STATED TASK: Look through the records and report how many lines include the word "this", with no other words.

INFORMATION SUPPLIED:
────

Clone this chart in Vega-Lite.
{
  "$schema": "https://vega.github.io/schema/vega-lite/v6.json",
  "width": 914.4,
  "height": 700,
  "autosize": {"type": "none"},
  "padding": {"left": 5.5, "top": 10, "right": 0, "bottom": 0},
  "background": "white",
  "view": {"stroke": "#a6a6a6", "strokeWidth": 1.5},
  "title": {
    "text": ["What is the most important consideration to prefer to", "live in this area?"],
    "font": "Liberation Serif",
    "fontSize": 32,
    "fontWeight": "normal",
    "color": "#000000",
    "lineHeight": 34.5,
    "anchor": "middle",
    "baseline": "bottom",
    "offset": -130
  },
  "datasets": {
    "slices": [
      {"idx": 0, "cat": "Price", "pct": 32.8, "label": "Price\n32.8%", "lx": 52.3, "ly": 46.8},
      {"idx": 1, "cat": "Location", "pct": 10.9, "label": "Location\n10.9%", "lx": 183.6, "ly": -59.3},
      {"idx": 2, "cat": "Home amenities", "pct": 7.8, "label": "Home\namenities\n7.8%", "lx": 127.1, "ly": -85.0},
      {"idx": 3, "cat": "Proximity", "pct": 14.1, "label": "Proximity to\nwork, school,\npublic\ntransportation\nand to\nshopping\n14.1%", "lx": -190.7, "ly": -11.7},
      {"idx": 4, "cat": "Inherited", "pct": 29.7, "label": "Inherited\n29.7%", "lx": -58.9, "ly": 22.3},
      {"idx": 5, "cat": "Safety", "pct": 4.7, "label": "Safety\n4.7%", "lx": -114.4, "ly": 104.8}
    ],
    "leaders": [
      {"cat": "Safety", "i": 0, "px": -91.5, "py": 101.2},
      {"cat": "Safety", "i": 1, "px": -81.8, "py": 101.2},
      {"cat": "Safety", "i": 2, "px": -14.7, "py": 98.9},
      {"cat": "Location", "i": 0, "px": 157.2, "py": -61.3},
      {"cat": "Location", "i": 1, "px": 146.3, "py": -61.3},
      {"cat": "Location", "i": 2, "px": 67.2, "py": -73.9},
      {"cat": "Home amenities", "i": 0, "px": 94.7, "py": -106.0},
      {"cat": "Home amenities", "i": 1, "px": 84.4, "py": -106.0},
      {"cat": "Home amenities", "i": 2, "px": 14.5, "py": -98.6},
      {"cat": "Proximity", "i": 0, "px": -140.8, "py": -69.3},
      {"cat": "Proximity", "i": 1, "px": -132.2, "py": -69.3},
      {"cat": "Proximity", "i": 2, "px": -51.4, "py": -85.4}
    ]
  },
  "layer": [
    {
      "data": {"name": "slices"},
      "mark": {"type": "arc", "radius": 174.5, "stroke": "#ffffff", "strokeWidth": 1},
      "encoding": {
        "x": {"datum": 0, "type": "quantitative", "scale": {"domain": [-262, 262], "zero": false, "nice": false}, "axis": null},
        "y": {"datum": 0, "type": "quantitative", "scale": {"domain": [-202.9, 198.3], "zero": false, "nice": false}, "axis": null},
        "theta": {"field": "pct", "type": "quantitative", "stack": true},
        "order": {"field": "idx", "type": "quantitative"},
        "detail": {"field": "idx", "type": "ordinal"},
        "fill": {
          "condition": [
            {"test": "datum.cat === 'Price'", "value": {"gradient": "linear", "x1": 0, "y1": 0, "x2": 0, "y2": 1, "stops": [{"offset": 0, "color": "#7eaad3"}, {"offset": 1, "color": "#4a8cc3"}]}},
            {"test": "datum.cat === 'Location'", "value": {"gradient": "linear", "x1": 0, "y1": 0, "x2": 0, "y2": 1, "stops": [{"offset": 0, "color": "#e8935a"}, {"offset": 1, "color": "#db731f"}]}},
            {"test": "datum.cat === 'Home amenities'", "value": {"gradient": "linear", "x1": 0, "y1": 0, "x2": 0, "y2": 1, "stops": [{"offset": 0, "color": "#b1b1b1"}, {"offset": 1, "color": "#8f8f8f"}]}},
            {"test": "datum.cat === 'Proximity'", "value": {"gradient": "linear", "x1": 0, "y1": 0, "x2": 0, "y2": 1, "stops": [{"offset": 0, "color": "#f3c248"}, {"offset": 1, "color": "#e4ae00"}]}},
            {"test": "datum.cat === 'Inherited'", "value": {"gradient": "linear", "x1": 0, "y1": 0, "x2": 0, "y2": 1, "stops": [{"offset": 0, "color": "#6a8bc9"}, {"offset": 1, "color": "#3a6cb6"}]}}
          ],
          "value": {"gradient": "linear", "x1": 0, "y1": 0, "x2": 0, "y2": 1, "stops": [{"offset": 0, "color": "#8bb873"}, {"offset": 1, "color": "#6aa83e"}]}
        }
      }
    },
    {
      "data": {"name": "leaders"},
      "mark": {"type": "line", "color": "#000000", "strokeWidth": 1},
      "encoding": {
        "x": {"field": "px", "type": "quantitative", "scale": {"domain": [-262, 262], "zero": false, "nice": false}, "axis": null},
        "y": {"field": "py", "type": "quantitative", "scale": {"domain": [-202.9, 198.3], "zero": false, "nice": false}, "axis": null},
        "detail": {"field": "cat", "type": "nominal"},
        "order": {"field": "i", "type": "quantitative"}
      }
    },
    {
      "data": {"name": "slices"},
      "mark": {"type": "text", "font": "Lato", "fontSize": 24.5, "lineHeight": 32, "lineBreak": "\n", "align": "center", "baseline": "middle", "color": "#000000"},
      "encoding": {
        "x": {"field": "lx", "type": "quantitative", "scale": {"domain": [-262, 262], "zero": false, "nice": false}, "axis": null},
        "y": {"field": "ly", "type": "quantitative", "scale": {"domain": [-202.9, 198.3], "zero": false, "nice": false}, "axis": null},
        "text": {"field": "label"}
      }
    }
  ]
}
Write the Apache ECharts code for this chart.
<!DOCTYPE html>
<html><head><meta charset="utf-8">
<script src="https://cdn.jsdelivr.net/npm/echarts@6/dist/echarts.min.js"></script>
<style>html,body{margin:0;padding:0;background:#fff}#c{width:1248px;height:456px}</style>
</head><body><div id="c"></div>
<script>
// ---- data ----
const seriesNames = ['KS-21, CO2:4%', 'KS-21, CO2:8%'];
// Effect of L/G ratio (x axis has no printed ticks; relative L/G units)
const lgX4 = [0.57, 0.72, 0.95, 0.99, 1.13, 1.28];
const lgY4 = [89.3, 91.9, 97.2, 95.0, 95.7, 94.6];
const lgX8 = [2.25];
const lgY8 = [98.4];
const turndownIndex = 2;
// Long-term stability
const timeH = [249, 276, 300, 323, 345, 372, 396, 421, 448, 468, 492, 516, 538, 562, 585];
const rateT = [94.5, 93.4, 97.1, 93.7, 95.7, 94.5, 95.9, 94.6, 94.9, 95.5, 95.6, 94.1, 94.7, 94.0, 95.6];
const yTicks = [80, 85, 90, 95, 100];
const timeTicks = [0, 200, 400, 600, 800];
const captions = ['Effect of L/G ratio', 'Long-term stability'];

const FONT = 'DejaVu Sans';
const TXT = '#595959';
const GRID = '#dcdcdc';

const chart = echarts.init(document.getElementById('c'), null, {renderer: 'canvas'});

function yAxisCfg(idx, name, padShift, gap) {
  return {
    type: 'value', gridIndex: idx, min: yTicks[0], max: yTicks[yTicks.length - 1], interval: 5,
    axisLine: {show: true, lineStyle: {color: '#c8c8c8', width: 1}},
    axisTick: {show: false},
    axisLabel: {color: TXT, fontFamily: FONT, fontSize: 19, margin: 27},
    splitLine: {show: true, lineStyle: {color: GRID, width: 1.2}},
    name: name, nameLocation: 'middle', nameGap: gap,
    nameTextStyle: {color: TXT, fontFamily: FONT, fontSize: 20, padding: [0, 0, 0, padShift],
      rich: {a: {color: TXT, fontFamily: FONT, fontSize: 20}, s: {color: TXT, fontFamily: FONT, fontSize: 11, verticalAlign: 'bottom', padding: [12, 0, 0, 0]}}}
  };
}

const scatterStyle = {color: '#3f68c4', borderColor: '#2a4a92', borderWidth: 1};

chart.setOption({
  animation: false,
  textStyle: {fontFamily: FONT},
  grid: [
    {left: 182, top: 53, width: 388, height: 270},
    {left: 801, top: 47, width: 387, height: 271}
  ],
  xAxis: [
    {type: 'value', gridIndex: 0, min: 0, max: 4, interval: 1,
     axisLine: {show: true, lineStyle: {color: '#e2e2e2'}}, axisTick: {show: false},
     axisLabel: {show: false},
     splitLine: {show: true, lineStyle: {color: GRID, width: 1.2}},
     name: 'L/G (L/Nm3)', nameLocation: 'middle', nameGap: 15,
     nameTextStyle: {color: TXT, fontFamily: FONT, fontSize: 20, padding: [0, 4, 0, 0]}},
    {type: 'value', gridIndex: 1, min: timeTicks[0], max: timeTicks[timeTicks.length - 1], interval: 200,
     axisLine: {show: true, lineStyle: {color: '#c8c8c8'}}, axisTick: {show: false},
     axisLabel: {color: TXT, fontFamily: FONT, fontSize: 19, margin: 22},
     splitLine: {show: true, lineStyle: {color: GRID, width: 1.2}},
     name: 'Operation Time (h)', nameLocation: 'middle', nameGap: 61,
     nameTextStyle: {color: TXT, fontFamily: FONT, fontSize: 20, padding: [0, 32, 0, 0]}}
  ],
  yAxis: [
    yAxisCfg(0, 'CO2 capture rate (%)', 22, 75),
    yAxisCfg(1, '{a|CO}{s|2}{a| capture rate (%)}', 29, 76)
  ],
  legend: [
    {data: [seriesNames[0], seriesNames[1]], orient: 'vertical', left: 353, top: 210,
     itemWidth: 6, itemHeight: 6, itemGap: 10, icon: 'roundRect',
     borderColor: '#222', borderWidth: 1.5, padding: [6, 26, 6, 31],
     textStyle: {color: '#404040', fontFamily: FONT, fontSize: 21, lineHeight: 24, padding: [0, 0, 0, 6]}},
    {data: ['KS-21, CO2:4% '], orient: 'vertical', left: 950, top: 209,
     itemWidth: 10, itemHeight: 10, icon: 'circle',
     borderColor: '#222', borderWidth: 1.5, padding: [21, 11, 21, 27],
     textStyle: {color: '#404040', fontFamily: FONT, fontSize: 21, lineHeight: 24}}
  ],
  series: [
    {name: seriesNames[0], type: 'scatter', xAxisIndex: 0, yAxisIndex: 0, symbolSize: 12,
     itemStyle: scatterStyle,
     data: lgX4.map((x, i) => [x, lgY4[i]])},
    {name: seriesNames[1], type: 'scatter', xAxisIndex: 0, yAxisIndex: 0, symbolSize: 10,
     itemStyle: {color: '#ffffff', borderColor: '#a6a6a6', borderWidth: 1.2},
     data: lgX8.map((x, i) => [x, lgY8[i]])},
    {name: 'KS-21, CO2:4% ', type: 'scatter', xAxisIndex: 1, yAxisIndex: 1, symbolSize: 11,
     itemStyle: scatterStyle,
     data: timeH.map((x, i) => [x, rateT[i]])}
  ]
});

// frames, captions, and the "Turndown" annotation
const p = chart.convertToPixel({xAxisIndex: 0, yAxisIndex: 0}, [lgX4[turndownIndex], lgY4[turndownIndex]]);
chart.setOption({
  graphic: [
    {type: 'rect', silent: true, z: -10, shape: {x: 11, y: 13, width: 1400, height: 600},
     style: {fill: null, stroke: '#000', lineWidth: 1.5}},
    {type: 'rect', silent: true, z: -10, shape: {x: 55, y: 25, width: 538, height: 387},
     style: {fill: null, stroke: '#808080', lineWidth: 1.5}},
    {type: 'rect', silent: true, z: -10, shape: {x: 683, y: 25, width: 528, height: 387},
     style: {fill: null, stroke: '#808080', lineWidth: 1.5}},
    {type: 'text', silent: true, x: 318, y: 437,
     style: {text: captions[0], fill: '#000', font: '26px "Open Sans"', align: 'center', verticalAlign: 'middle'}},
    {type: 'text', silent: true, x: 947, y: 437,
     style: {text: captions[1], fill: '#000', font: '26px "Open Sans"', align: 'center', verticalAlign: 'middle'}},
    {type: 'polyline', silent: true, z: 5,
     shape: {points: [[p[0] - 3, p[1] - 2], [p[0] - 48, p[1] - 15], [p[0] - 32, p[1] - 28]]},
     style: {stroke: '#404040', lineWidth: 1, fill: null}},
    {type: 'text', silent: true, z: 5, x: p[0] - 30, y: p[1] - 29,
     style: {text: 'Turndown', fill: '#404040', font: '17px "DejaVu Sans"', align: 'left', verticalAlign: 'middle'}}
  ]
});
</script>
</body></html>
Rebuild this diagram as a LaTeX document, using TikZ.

────

REPLY TO THE EXERCISE: 4